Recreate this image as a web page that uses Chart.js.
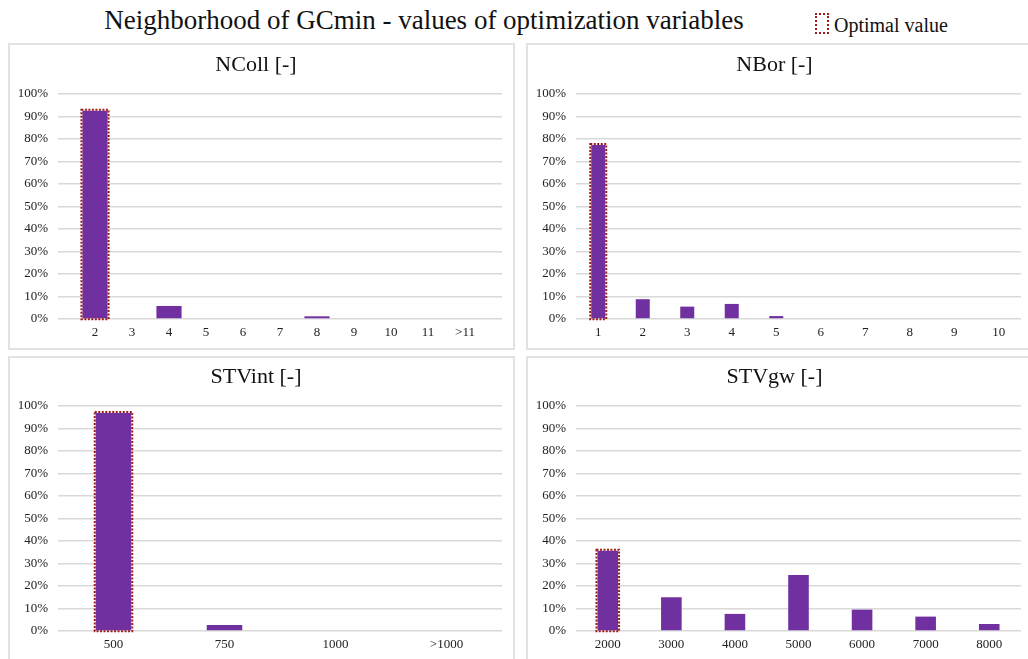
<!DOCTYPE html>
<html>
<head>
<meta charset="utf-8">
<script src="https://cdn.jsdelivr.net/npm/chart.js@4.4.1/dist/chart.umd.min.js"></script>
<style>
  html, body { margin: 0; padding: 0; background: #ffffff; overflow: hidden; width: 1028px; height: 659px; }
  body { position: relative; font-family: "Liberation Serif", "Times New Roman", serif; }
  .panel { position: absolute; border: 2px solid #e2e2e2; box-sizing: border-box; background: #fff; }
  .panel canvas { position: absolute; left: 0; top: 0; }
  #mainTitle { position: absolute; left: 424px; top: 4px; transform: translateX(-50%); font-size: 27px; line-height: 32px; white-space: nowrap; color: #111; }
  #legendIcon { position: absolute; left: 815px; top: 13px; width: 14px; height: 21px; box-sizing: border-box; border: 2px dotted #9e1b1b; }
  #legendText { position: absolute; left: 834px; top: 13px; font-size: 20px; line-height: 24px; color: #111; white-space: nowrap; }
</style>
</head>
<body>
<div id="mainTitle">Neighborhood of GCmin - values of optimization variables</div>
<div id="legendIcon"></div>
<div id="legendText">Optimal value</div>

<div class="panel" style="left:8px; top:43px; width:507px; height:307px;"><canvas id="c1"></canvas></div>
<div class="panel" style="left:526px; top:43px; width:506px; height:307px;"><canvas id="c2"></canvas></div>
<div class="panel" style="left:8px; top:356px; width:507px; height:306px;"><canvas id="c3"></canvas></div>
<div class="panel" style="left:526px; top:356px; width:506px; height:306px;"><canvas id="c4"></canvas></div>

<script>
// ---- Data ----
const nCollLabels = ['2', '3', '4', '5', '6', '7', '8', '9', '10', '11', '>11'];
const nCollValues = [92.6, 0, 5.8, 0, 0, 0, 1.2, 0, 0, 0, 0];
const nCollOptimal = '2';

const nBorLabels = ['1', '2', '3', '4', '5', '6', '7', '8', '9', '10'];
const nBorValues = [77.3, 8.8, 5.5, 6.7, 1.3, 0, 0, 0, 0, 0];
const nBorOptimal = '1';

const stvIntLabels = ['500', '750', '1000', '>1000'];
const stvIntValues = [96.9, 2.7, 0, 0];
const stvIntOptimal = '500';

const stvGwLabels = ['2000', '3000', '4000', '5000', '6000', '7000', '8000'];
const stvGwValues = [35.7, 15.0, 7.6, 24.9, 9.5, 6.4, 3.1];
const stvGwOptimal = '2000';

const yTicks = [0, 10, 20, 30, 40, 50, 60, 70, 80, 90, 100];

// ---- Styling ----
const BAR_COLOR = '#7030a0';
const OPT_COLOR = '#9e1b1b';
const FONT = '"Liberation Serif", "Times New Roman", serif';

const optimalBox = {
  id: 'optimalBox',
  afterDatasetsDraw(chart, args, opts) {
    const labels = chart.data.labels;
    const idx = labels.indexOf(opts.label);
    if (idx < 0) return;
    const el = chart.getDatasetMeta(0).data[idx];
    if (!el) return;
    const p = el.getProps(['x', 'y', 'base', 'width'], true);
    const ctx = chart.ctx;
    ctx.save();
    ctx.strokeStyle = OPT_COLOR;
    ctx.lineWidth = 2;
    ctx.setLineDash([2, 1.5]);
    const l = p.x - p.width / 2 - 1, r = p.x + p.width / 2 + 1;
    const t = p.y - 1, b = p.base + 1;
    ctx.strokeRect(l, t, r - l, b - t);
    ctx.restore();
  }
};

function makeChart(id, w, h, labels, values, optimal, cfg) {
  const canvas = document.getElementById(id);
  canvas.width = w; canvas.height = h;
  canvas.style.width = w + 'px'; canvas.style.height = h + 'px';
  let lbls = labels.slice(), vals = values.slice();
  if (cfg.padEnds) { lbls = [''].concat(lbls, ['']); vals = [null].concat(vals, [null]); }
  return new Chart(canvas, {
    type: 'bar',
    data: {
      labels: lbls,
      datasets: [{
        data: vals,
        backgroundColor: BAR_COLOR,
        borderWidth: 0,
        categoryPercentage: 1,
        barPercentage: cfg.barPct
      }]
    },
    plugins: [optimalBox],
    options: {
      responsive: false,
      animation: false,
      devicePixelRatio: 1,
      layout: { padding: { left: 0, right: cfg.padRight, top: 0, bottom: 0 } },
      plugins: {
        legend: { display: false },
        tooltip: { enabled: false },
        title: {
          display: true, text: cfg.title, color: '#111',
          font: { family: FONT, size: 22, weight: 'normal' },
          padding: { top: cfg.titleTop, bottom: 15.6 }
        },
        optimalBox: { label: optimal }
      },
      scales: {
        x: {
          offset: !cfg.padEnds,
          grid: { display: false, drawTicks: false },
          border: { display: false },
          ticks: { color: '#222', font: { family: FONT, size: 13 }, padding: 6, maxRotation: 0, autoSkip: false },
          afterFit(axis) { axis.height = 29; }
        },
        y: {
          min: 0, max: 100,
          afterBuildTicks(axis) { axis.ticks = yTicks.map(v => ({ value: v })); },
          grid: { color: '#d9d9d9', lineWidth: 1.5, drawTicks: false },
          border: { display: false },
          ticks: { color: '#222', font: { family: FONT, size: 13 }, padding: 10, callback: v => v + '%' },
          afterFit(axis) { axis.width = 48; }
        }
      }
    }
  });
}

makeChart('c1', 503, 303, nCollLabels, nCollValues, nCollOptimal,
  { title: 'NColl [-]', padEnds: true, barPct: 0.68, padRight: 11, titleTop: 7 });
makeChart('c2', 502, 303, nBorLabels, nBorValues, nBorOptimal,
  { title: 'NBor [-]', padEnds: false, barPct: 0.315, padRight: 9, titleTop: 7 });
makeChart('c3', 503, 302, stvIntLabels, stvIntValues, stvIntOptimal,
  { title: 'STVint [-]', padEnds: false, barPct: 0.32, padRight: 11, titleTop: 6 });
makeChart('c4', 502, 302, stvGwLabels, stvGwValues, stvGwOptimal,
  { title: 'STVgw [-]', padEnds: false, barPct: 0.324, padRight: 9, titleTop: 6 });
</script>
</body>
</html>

------------------------------------------------------------

Objective: Reproduce the full material exactly, excluding the pictures.

The result:
Recreate this image as a web page that uses Chart.js.
<!DOCTYPE html>
<html>
<head>
<meta charset="utf-8">
<script src="https://cdn.jsdelivr.net/npm/chart.js@4.4.1/dist/chart.umd.min.js"></script>
<style>
  html, body { margin: 0; padding: 0; background: #ffffff; overflow: hidden; width: 1028px; height: 659px; }
  body { position: relative; font-family: "Liberation Serif", "Times New Roman", serif; }
  .panel { position: absolute; border: 2px solid #e2e2e2; box-sizing: border-box; background: #fff; }
  .panel canvas { position: absolute; left: 0; top: 0; }
  #mainTitle { position: absolute; left: 424px; top: 4px; transform: translateX(-50%); font-size: 27px; line-height: 32px; white-space: nowrap; color: #111; }
  #legendIcon { position: absolute; left: 815px; top: 13px; width: 14px; height: 21px; box-sizing: border-box; border: 2px dotted #9e1b1b; }
  #legendText { position: absolute; left: 834px; top: 13px; font-size: 20px; line-height: 24px; color: #111; white-space: nowrap; }
</style>
</head>
<body>
<div id="mainTitle">Neighborhood of GCmin - values of optimization variables</div>
<div id="legendIcon"></div>
<div id="legendText">Optimal value</div>

<div class="panel" style="left:8px; top:43px; width:507px; height:307px;"><canvas id="c1"></canvas></div>
<div class="panel" style="left:526px; top:43px; width:506px; height:307px;"><canvas id="c2"></canvas></div>
<div class="panel" style="left:8px; top:356px; width:507px; height:306px;"><canvas id="c3"></canvas></div>
<div class="panel" style="left:526px; top:356px; width:506px; height:306px;"><canvas id="c4"></canvas></div>

<script>
// ---- Data ----
const nCollLabels = ['2', '3', '4', '5', '6', '7', '8', '9', '10', '11', '>11'];
const nCollValues = [92.6, 0, 5.8, 0, 0, 0, 1.2, 0, 0, 0, 0];
const nCollOptimal = '2';

const nBorLabels = ['1', '2', '3', '4', '5', '6', '7', '8', '9', '10'];
const nBorValues = [77.3, 8.8, 5.5, 6.7, 1.3, 0, 0, 0, 0, 0];
const nBorOptimal = '1';

const stvIntLabels = ['500', '750', '1000', '>1000'];
const stvIntValues = [96.9, 2.7, 0, 0];
const stvIntOptimal = '500';

const stvGwLabels = ['2000', '3000', '4000', '5000', '6000', '7000', '8000'];
const stvGwValues = [35.7, 15.0, 7.6, 24.9, 9.5, 6.4, 3.1];
const stvGwOptimal = '2000';

const yTicks = [0, 10, 20, 30, 40, 50, 60, 70, 80, 90, 100];

// ---- Styling ----
const BAR_COLOR = '#7030a0';
const OPT_COLOR = '#9e1b1b';
const FONT = '"Liberation Serif", "Times New Roman", serif';

const optimalBox = {
  id: 'optimalBox',
  afterDatasetsDraw(chart, args, opts) {
    const labels = chart.data.labels;
    const idx = labels.indexOf(opts.label);
    if (idx < 0) return;
    const el = chart.getDatasetMeta(0).data[idx];
    if (!el) return;
    const p = el.getProps(['x', 'y', 'base', 'width'], true);
    const ctx = chart.ctx;
    ctx.save();
    ctx.strokeStyle = OPT_COLOR;
    ctx.lineWidth = 2;
    ctx.setLineDash([2, 1.5]);
    const l = p.x - p.width / 2 - 1, r = p.x + p.width / 2 + 1;
    const t = p.y - 1, b = p.base + 1;
    ctx.strokeRect(l, t, r - l, b - t);
    ctx.restore();
  }
};

function makeChart(id, w, h, labels, values, optimal, cfg) {
  const canvas = document.getElementById(id);
  canvas.width = w; canvas.height = h;
  canvas.style.width = w + 'px'; canvas.style.height = h + 'px';
  let lbls = labels.slice(), vals = values.slice();
  if (cfg.padEnds) { lbls = [''].concat(lbls, ['']); vals = [null].concat(vals, [null]); }
  return new Chart(canvas, {
    type: 'bar',
    data: {
      labels: lbls,
      datasets: [{
        data: vals,
        backgroundColor: BAR_COLOR,
        borderWidth: 0,
        categoryPercentage: 1,
        barPercentage: cfg.barPct
      }]
    },
    plugins: [optimalBox],
    options: {
      responsive: false,
      animation: false,
      devicePixelRatio: 1,
      layout: { padding: { left: 0, right: cfg.padRight, top: 0, bottom: 0 } },
      plugins: {
        legend: { display: false },
        tooltip: { enabled: false },
        title: {
          display: true, text: cfg.title, color: '#111',
          font: { family: FONT, size: 22, weight: 'normal' },
          padding: { top: cfg.titleTop, bottom: 15.6 }
        },
        optimalBox: { label: optimal }
      },
      scales: {
        x: {
          offset: !cfg.padEnds,
          grid: { display: false, drawTicks: false },
          border: { display: false },
          ticks: { color: '#222', font: { family: FONT, size: 13 }, padding: 6, maxRotation: 0, autoSkip: false },
          afterFit(axis) { axis.height = 29; }
        },
        y: {
          min: 0, max: 100,
          afterBuildTicks(axis) { axis.ticks = yTicks.map(v => ({ value: v })); },
          grid: { color: '#d9d9d9', lineWidth: 1.5, drawTicks: false },
          border: { display: false },
          ticks: { color: '#222', font: { family: FONT, size: 13 }, padding: 10, callback: v => v + '%' },
          afterFit(axis) { axis.width = 48; }
        }
      }
    }
  });
}

makeChart('c1', 503, 303, nCollLabels, nCollValues, nCollOptimal,
  { title: 'NColl [-]', padEnds: true, barPct: 0.68, padRight: 11, titleTop: 7 });
makeChart('c2', 502, 303, nBorLabels, nBorValues, nBorOptimal,
  { title: 'NBor [-]', padEnds: false, barPct: 0.315, padRight: 9, titleTop: 7 });
makeChart('c3', 503, 302, stvIntLabels, stvIntValues, stvIntOptimal,
  { title: 'STVint [-]', padEnds: false, barPct: 0.32, padRight: 11, titleTop: 6 });
makeChart('c4', 502, 302, stvGwLabels, stvGwValues, stvGwOptimal,
  { title: 'STVgw [-]', padEnds: false, barPct: 0.324, padRight: 9, titleTop: 6 });
</script>
</body>
</html>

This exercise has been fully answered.